> Set exercise: Among the entries below, copy only the span from the line containing "Convert this chart" through the line containing "import seaborn as sns". Do so exactly, and skip the pictures.

> Input material:
((

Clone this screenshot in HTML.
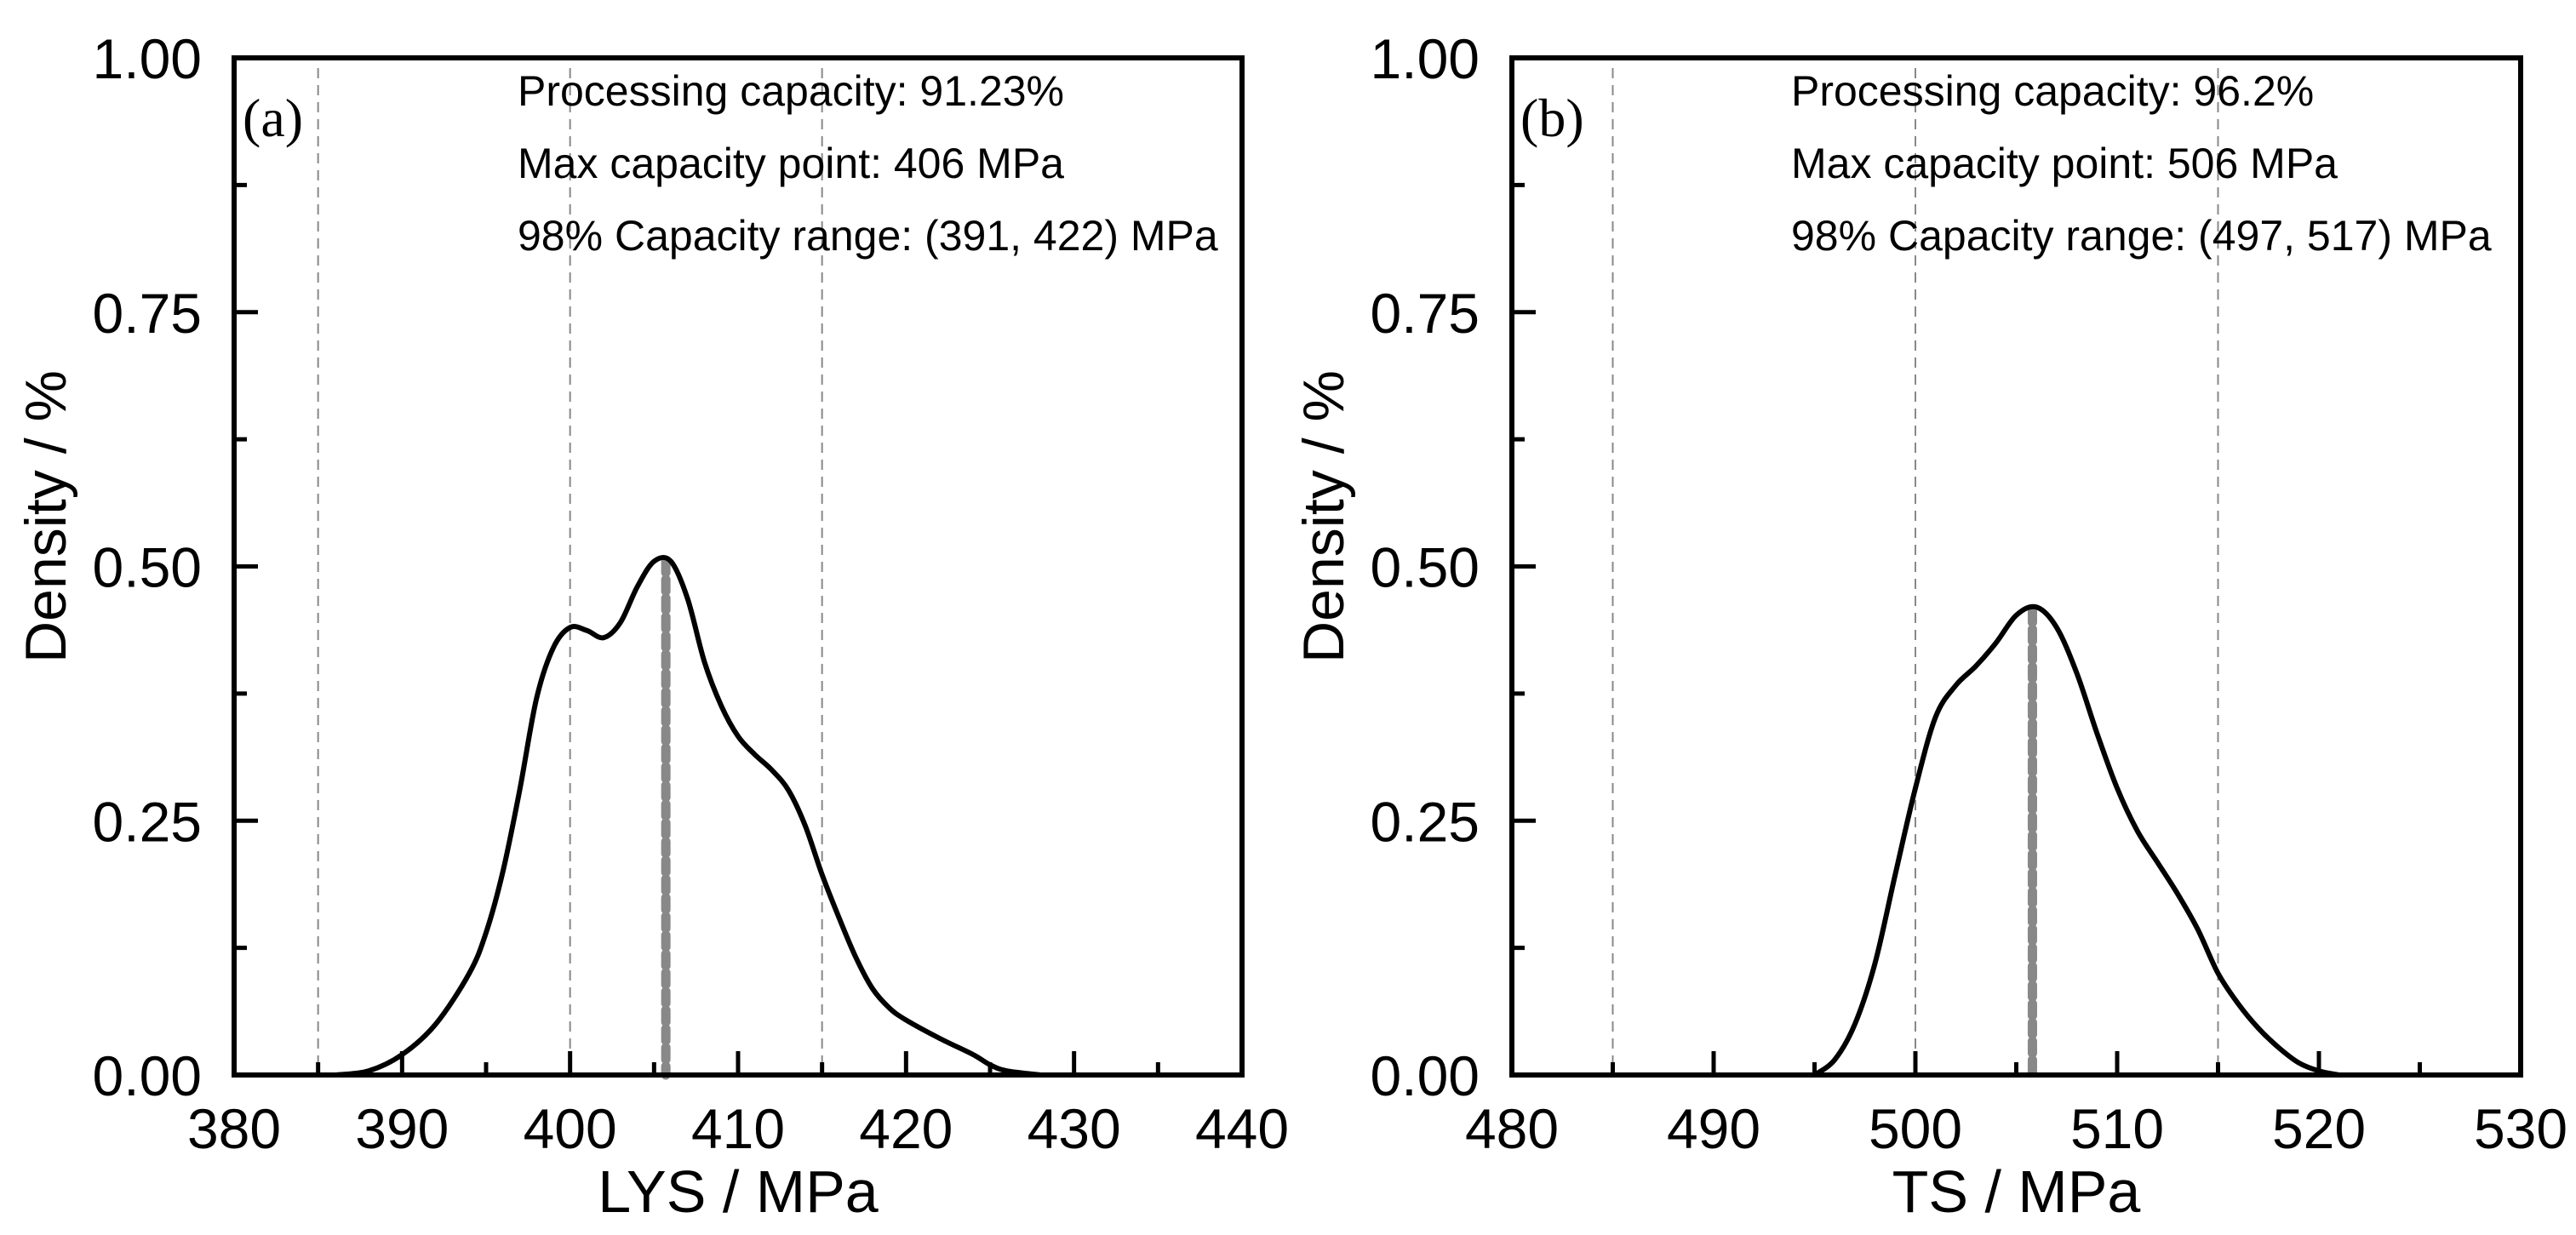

))
((

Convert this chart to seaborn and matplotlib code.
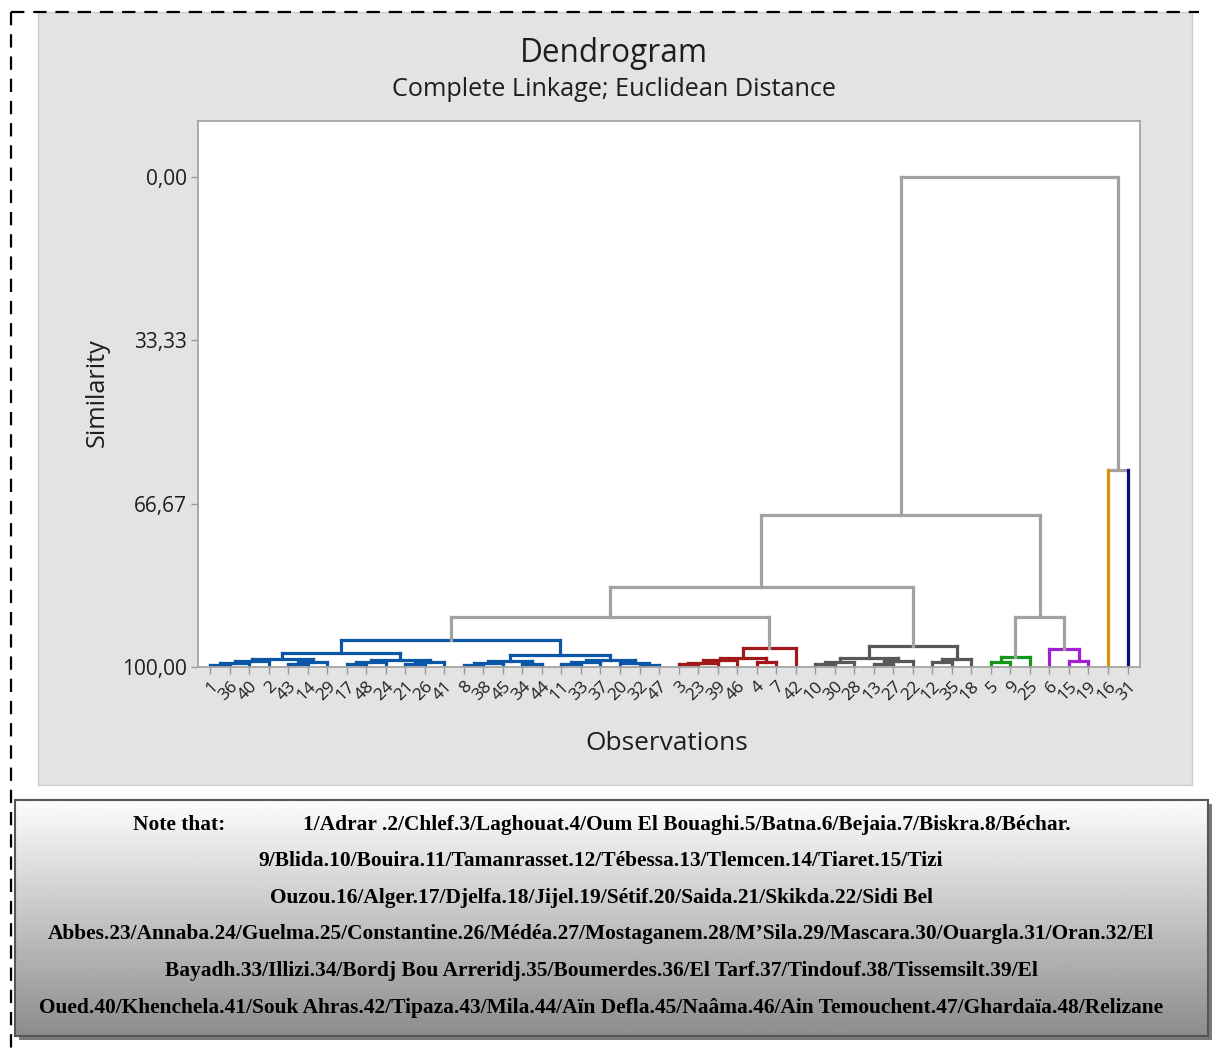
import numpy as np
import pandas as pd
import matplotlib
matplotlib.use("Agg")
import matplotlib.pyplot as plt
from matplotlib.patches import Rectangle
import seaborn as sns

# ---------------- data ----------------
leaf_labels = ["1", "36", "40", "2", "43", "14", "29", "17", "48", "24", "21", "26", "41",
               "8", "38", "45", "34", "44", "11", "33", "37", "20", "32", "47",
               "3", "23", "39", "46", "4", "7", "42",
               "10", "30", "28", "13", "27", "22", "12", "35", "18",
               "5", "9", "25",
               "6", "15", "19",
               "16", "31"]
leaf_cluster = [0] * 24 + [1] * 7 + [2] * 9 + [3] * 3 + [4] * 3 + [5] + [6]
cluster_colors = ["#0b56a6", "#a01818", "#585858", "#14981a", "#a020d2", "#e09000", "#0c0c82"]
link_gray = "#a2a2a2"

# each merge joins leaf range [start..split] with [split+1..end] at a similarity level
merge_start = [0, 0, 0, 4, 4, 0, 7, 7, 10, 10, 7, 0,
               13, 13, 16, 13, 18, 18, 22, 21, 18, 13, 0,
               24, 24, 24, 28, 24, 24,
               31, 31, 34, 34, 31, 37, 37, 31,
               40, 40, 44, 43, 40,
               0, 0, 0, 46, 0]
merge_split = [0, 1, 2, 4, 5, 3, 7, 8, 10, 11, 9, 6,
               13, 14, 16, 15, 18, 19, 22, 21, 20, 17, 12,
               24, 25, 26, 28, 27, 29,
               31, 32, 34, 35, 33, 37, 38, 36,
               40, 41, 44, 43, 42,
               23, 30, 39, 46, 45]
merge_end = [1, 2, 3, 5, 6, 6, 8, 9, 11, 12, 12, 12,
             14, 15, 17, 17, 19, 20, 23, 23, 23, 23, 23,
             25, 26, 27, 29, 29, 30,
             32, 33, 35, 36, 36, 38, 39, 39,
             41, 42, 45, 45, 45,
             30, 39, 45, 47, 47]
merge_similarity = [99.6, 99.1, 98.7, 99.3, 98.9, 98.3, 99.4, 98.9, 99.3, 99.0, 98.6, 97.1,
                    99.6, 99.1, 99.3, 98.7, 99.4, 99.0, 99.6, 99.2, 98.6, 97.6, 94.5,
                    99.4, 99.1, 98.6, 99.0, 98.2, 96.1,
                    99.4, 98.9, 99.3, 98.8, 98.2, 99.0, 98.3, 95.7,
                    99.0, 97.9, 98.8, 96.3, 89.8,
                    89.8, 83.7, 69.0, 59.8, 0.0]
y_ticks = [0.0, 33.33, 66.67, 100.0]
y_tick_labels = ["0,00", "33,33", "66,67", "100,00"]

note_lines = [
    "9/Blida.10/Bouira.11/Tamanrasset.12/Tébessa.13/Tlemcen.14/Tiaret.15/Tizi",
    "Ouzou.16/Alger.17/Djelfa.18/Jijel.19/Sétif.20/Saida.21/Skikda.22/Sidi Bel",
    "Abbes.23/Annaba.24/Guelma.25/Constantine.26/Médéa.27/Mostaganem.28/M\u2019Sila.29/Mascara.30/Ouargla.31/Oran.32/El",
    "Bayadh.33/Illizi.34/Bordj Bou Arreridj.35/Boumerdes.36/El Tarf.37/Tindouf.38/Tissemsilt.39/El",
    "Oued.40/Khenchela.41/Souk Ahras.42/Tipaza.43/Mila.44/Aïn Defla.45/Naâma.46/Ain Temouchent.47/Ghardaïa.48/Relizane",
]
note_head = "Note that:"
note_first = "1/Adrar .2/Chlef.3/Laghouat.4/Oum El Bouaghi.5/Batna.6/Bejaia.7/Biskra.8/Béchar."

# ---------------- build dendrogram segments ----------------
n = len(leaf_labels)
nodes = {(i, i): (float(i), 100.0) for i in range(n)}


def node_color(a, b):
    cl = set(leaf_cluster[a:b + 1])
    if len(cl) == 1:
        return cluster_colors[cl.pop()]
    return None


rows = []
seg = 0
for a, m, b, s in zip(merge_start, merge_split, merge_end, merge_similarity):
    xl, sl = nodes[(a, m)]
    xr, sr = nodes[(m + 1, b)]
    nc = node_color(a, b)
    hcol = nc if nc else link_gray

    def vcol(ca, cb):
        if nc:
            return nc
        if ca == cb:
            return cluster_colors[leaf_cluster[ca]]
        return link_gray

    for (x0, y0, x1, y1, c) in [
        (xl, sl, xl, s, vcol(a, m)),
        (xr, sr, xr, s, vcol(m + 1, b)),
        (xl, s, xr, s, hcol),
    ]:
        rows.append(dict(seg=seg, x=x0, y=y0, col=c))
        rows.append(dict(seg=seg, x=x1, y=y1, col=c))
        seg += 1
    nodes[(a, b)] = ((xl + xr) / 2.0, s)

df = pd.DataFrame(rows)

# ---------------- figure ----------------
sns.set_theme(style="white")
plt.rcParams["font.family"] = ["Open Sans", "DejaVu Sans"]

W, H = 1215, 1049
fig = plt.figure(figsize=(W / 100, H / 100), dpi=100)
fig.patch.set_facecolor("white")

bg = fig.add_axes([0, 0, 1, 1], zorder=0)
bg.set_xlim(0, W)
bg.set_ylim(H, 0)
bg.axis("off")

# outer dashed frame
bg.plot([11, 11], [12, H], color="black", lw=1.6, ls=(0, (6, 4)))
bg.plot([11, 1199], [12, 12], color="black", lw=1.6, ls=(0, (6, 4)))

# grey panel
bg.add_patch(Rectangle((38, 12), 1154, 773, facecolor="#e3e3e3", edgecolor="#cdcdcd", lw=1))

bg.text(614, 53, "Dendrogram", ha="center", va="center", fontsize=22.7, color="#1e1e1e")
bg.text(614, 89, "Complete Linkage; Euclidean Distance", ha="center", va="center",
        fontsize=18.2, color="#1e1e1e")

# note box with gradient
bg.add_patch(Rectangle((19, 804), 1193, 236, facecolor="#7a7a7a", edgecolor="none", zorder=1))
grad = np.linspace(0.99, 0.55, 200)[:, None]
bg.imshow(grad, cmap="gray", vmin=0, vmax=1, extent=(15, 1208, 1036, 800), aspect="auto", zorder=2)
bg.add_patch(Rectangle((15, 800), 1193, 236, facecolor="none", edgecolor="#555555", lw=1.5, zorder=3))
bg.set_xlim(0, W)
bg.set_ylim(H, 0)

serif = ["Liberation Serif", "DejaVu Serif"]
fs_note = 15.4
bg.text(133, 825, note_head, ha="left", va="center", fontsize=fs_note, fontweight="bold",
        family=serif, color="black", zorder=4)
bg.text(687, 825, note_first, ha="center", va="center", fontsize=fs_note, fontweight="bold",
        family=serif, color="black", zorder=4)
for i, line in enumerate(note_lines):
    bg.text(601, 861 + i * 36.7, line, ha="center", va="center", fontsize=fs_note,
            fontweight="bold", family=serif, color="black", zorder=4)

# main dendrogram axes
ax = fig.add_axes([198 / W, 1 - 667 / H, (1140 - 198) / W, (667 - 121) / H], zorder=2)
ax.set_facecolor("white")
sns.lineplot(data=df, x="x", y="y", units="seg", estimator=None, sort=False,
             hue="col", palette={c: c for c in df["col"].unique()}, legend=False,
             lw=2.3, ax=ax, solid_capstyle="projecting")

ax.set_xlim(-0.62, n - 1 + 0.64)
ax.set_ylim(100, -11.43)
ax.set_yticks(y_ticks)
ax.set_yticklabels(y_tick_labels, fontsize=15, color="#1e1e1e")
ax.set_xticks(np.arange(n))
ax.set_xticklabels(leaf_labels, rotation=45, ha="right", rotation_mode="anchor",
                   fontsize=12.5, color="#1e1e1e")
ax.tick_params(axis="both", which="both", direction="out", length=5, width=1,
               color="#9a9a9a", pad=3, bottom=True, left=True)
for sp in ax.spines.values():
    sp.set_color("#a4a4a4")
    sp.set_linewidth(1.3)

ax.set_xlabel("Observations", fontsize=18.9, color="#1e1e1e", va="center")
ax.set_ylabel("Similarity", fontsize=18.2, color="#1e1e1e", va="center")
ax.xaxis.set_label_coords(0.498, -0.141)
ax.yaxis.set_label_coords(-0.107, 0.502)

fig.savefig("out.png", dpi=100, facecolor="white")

))
((

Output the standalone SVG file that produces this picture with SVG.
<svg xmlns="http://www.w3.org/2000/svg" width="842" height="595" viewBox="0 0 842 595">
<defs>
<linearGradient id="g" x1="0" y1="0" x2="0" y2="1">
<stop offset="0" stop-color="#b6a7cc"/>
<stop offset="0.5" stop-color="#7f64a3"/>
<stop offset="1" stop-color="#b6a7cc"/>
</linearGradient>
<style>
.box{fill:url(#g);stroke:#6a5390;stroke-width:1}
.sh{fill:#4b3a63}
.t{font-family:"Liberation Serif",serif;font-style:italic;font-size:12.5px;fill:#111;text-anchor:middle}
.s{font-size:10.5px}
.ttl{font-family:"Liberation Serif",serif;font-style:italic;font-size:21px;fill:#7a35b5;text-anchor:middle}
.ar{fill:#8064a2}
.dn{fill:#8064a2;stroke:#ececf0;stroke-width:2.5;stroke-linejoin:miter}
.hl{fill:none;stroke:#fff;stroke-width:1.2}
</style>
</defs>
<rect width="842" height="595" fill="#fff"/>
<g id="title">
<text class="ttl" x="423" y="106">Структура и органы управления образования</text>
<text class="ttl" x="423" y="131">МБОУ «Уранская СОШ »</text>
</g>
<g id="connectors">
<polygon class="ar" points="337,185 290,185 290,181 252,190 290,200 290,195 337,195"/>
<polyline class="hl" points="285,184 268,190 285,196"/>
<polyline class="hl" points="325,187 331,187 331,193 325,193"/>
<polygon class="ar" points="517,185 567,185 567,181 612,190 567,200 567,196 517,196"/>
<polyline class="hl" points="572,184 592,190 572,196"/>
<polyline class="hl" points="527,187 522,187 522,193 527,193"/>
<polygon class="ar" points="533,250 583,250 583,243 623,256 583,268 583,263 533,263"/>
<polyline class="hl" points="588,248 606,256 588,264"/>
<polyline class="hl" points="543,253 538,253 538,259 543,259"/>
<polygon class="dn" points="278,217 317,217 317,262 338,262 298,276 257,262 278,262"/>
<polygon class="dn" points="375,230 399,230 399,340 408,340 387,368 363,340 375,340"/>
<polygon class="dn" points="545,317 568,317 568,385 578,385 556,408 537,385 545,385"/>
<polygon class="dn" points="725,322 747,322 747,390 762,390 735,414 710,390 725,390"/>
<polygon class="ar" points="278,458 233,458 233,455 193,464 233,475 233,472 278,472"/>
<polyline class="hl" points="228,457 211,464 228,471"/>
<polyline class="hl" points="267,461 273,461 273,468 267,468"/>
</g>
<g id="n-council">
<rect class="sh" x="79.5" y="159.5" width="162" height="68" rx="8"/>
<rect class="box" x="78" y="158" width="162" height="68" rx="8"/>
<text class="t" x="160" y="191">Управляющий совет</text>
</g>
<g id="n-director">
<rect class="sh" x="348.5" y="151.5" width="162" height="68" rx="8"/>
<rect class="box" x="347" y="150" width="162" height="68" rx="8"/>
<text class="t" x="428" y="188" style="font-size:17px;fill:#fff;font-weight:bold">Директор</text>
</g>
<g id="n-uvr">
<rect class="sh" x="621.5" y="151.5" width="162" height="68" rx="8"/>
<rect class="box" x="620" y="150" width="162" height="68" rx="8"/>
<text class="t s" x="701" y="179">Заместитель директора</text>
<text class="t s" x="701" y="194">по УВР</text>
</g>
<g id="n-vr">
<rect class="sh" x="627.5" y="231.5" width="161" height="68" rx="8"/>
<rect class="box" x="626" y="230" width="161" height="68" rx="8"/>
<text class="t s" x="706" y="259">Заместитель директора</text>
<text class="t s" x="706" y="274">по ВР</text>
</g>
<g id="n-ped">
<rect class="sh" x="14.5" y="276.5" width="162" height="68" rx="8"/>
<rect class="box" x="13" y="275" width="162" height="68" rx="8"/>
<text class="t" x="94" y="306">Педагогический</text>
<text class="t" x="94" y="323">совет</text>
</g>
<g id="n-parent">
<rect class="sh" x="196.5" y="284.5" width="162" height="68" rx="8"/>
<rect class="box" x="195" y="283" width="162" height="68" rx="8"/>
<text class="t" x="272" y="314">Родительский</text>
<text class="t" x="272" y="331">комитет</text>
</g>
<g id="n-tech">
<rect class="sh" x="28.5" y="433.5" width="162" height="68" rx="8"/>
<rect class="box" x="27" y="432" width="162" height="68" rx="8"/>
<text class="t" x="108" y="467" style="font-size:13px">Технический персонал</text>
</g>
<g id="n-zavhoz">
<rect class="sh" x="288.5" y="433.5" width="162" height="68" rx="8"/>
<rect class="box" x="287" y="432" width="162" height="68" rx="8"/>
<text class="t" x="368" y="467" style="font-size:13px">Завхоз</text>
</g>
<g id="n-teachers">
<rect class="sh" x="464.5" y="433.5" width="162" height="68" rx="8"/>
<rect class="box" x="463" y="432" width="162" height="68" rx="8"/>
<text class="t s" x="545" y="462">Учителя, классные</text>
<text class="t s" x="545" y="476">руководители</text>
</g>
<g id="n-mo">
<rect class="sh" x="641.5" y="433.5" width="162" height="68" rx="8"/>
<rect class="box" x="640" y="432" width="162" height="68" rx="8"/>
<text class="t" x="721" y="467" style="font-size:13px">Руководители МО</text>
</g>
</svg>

))

> Reply:
Convert this chart to seaborn and matplotlib code.
import numpy as np
import pandas as pd
import matplotlib
matplotlib.use("Agg")
import matplotlib.pyplot as plt
from matplotlib.patches import Rectangle
import seaborn as sns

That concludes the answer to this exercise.